# Exercise brief
Return the lines exactly as they stand, from the first of the material through the line containing "import plotly.graph_objects as go".

(Code that draws figures)
- - - - -
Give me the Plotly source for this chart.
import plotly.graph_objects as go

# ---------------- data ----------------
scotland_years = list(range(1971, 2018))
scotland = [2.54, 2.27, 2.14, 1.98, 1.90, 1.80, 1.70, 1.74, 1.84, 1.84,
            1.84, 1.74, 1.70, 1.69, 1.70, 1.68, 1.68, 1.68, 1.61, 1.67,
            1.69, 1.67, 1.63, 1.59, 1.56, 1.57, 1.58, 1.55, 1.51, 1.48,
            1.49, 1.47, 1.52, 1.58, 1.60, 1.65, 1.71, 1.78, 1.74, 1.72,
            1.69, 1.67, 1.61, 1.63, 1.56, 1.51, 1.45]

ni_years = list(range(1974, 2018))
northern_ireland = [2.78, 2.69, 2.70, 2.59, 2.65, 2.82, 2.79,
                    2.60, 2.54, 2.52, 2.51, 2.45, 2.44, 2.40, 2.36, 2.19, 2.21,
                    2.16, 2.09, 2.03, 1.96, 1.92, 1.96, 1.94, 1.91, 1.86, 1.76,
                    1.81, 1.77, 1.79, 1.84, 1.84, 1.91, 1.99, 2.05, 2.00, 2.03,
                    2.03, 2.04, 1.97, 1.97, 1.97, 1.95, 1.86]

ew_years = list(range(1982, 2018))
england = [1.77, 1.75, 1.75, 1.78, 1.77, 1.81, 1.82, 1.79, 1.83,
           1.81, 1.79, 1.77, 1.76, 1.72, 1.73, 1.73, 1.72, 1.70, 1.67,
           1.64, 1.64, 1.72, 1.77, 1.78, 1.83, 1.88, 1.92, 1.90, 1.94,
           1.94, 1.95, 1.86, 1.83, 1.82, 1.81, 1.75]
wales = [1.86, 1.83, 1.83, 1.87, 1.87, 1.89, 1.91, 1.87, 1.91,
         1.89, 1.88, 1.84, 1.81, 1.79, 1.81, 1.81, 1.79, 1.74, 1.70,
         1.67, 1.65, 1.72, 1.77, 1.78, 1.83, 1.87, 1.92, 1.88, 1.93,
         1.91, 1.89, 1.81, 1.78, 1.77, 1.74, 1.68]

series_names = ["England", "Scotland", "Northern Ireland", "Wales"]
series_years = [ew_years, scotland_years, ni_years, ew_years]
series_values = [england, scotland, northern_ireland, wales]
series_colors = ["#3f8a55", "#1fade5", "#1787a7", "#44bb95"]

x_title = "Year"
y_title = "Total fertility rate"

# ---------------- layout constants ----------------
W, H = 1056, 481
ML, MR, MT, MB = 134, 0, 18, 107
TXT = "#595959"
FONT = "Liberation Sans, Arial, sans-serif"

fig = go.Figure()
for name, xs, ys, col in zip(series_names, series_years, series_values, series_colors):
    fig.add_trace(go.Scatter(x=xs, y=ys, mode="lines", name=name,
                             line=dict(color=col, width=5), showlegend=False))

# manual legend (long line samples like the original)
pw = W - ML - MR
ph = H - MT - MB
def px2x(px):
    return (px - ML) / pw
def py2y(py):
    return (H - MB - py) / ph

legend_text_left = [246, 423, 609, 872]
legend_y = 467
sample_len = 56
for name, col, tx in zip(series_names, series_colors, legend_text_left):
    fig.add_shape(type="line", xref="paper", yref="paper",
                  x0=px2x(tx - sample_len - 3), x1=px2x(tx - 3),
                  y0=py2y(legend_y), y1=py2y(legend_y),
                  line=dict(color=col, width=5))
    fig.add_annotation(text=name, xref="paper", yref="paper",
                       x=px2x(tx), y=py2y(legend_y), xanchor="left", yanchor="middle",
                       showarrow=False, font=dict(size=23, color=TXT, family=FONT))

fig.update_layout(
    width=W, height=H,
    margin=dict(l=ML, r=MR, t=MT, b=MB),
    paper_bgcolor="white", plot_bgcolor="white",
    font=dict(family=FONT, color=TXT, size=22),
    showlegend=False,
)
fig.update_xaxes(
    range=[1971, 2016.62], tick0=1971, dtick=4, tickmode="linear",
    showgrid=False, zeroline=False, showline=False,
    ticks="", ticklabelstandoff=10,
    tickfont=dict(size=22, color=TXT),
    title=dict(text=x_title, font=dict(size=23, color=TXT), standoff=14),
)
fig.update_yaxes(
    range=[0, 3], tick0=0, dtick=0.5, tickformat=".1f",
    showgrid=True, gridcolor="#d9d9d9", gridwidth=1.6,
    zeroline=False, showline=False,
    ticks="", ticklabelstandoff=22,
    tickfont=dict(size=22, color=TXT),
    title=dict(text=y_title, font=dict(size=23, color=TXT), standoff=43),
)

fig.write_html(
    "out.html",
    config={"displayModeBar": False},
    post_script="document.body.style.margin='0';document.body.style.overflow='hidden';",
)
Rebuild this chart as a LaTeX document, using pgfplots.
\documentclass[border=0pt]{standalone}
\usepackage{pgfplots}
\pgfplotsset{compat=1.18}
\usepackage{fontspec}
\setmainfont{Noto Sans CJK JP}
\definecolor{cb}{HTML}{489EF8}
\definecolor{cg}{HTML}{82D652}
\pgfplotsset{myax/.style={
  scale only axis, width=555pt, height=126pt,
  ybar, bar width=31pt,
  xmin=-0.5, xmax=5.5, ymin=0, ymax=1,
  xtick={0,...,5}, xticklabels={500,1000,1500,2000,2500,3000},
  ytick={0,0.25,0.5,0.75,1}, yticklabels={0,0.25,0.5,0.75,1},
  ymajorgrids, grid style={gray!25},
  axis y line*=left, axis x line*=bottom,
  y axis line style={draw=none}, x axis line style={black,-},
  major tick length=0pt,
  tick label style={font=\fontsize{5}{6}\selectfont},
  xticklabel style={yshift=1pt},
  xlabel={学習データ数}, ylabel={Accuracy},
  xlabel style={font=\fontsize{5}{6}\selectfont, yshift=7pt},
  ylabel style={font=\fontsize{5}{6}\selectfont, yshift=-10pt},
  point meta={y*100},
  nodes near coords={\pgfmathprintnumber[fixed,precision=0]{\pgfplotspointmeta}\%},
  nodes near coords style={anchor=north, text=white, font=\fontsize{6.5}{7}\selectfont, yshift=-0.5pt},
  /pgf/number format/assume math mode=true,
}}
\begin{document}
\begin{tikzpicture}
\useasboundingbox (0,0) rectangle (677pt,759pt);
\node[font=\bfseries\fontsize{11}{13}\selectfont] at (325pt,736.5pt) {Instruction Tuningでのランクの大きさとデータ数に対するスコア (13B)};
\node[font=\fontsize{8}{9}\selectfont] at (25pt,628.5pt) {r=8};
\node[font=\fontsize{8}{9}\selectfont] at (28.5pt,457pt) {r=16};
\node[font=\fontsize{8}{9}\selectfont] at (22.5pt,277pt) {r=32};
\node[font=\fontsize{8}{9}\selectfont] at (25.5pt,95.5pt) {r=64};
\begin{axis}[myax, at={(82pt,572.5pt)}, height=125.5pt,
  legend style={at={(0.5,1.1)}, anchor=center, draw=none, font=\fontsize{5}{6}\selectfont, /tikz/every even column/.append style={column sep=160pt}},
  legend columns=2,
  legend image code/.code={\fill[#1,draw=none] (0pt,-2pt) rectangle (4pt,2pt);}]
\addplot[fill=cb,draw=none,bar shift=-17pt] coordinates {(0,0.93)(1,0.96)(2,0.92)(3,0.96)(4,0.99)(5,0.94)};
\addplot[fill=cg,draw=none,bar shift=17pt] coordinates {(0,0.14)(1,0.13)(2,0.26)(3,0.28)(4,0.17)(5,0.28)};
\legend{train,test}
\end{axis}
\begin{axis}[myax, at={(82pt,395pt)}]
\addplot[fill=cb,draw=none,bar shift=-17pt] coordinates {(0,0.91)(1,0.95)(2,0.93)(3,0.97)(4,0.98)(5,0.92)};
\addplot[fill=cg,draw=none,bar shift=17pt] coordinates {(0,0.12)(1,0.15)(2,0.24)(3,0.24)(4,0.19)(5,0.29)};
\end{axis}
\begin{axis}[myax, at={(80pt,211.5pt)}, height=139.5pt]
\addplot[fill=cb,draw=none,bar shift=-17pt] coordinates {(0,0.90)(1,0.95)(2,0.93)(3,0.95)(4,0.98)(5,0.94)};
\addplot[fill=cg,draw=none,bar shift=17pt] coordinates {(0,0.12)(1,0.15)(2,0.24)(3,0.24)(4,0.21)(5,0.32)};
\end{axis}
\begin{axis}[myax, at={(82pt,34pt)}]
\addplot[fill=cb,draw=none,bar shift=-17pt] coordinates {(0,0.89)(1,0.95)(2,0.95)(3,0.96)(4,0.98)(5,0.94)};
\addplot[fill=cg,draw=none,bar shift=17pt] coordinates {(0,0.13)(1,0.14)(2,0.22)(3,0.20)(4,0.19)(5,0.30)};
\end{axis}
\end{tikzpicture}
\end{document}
- - - - -
# Result for this exercise
Give me the Plotly source for this chart.
import plotly.graph_objects as go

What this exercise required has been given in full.